A hole as large as Lake Superior or the state of Maine has opened up in Antarctica, and scientists aren't sure why it's there.
The gigantic, mysterious hole "is quite remarkable," atmospheric physicist Kent Moore, a professor at the University of Toronto's Mississauga campus, told me over the phone. "It looks like you just punched a hole in the ice."
"This is hundreds of kilometres from the ice edge. If we didn't have a satellite, we wouldn't know it was there."
A polynia [sic] was observed in the same location, in Antarctica's Weddell Sea, in the 1970s, according to Moore, who's been working with the Southern Ocean Carbon and Climate Observations and Modelling (SOCCOM) group, based at Princeton University, to analyze what's going on. Back then, scientists' observation tools weren't nearly as good, so that hole remained largely unstudied. Then it went away for four decades, until last year, when it reopened for a few weeks. Now it's back again.

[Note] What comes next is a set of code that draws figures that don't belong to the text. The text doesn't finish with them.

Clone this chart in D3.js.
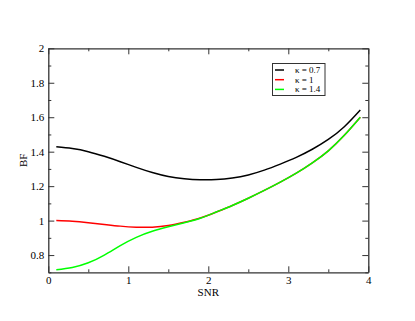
<!DOCTYPE html>
<html>
<head>
<meta charset="utf-8">
<script src="https://cdn.jsdelivr.net/npm/d3@7"></script>
<style>
  body { margin: 0; background: #fff; }
  text { font-family: "Liberation Serif", "Times New Roman", serif; fill: #000; }
</style>
</head>
<body>
<svg id="chart"></svg>
<script>
const width = 415;
const height = 321;
const margin = {left: 48.3, right: 415 - 368.3, top: 48.3, bottom: 321 - 272.3};

const snr = [0.1, 0.3, 0.5, 0.7, 0.9, 1.1, 1.3, 1.5, 1.7, 1.9, 2.1, 2.3, 2.5, 2.7, 2.9, 3.1, 3.3, 3.5, 3.7, 3.9];
const bfK07 = [1.428, 1.418, 1.400, 1.373, 1.342, 1.309, 1.279, 1.256, 1.243, 1.237, 1.238, 1.247, 1.265, 1.293, 1.328, 1.367, 1.414, 1.471, 1.545, 1.642];
const bfK1 = [1.0, 0.996, 0.988, 0.978, 0.968, 0.962, 0.962, 0.971, 0.99, 1.015, 1.05, 1.088, 1.13, 1.175, 1.223, 1.275, 1.335, 1.405, 1.495, 1.60];
const bfK14 = [0.715, 0.728, 0.755, 0.80, 0.855, 0.903, 0.938, 0.964, 0.988, 1.014, 1.05, 1.088, 1.13, 1.175, 1.223, 1.275, 1.335, 1.405, 1.495, 1.60];
const seriesNames = ['κ = 0.7', 'κ = 1', 'κ = 1.4'];
const seriesColors = ['#000000', '#ff0000', '#00ff00'];
const xTicks = [0, 1, 2, 3, 4];
const yTicks = [0.8, 1, 1.2, 1.4, 1.6, 1.8, 2];

window.onload = () => {
  const svg = d3.select('#chart')
      .attr('width', width)
      .attr('height', height);

  const x = d3.scaleLinear().domain([0, 4]).range([margin.left, width - margin.right]);
  const y = d3.scaleLinear().domain([0.7, 2]).range([height - margin.bottom, margin.top]);

  const xMinor = d3.range(0.5, 4, 1);
  const yMinor = d3.range(0.7, 2.0, 0.2).map(v => +v.toFixed(1));

  const axisColor = '#333';

  // bottom axis
  const gB = svg.append('g').attr('transform', `translate(0,${y(0.7)})`)
    .call(d3.axisBottom(x).tickValues(xTicks).tickFormat(d3.format('d')).tickSizeInner(-6).tickSizeOuter(0).tickPadding(4));
  gB.append('g').call(d3.axisBottom(x).tickValues(xMinor).tickFormat('').tickSizeInner(-3).tickSizeOuter(0))
    .select('.domain').remove();

  // top axis
  const gT = svg.append('g').attr('transform', `translate(0,${y(2)})`)
    .call(d3.axisTop(x).tickValues(xTicks).tickFormat('').tickSizeInner(-6).tickSizeOuter(0));
  gT.append('g').call(d3.axisTop(x).tickValues(xMinor).tickFormat('').tickSizeInner(-3).tickSizeOuter(0))
    .select('.domain').remove();

  // left axis
  const gL = svg.append('g').attr('transform', `translate(${x(0)},0)`)
    .call(d3.axisLeft(y).tickValues(yTicks).tickFormat(d => d === 1 || d === 2 ? d3.format('d')(d) : d3.format('.1f')(d)).tickSizeInner(-6).tickSizeOuter(0).tickPadding(4));
  gL.append('g').call(d3.axisLeft(y).tickValues(yMinor).tickFormat('').tickSizeInner(-3).tickSizeOuter(0))
    .select('.domain').remove();

  // right axis
  const gR = svg.append('g').attr('transform', `translate(${x(4)},0)`)
    .call(d3.axisRight(y).tickValues(yTicks).tickFormat('').tickSizeInner(-6).tickSizeOuter(0));
  gR.append('g').call(d3.axisRight(y).tickValues(yMinor).tickFormat('').tickSizeInner(-3).tickSizeOuter(0))
    .select('.domain').remove();

  svg.selectAll('.domain').attr('stroke', axisColor).attr('stroke-width', 1.3);
  svg.selectAll('.tick line').attr('stroke', axisColor).attr('stroke-width', 1);
  svg.selectAll('g').attr('font-family', null);
  svg.selectAll('.tick text')
    .style('font-family', '"Liberation Serif", "Times New Roman", serif')
    .style('font-size', '11px')
    .attr('fill', '#000');

  // curves
  const line = d3.line()
    .x(d => x(d[0]))
    .y(d => y(d[1]))
    .curve(d3.curveNatural);

  [bfK07, bfK1, bfK14].forEach((vals, i) => {
    svg.append('path')
      .datum(snr.map((s, j) => [s, vals[j]]))
      .attr('fill', 'none')
      .attr('stroke', seriesColors[i])
      .attr('stroke-width', 1.5)
      .attr('d', line);
  });

  // axis labels
  svg.append('text')
    .attr('x', (x(0) + x(4)) / 2)
    .attr('y', 296)
    .attr('text-anchor', 'middle')
    .style('font-size', '11px')
    .text('SNR');

  svg.append('text')
    .attr('transform', `translate(27,${(y(0.7) + y(2)) / 2}) rotate(-90)`)
    .attr('text-anchor', 'middle')
    .style('font-size', '11px')
    .text('BF');

  // legend
  const lg = svg.append('g');
  lg.append('rect')
    .attr('x', 272.5).attr('y', 63.5)
    .attr('width', 52.5).attr('height', 32)
    .attr('fill', '#fff')
    .attr('stroke', axisColor)
    .attr('stroke-width', 1);
  seriesNames.forEach((name, i) => {
    const ly = 70 + i * 9.7;
    lg.append('line')
      .attr('x1', 275).attr('x2', 284)
      .attr('y1', ly).attr('y2', ly)
      .attr('stroke', seriesColors[i])
      .attr('stroke-width', 1.5);
    lg.append('text')
      .attr('x', 295).attr('y', ly + 3)
      .style('font-size', '9px')
      .text(name);
  });
};
</script>
</body>
</html>
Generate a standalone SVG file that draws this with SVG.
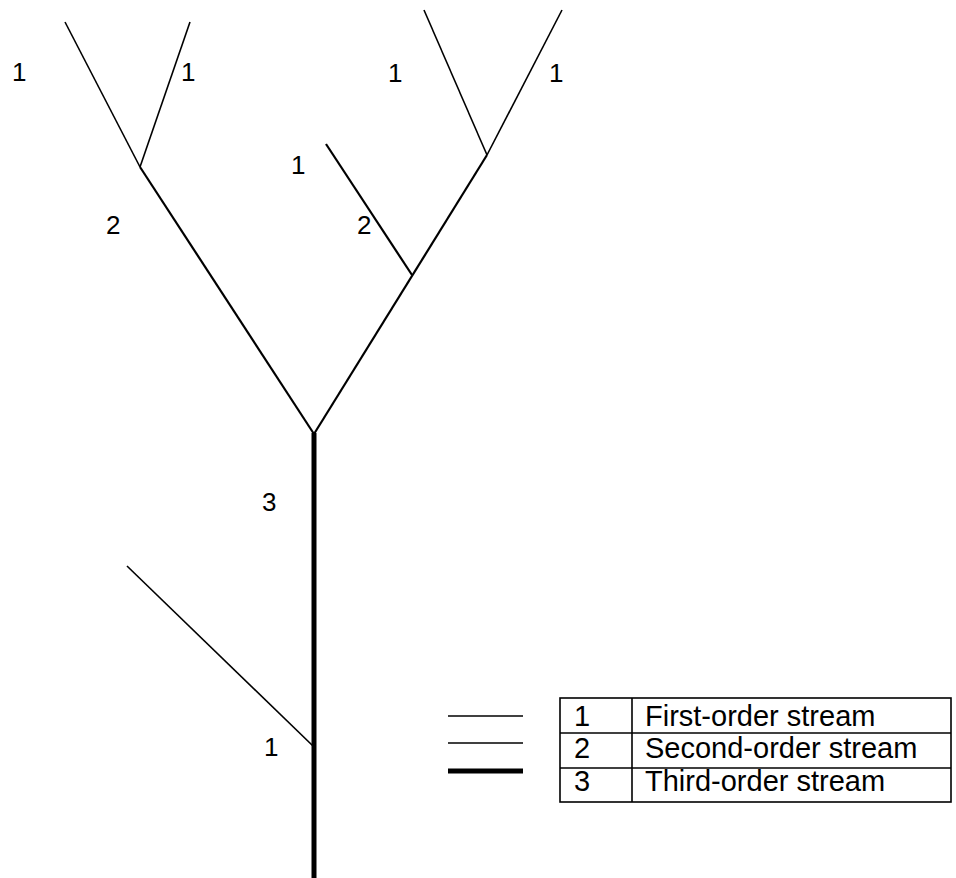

originally posted by: BELIEVERpriest
a reply to: TEOTWAWKIAIFF
Well, our atmosphere is "zebra striped" with alternately rotating concentric rings of air. Those rings are more tightly packed at the poles, and less consentrated near the equator. The EU theory thinks that each ring is driven by a plasma column/filament connected to the sun. I think thats what drives tornadoes, hurricanes, and other storm systems. The plasma would have a thermal effect. With that in mind, if you think about the poles, the plasma would be much more concentrated, so possibly much hotter.
I'm just speculating. I'm sure someone like Phage will be around soon enough to tell me how terribly ignorant I sound.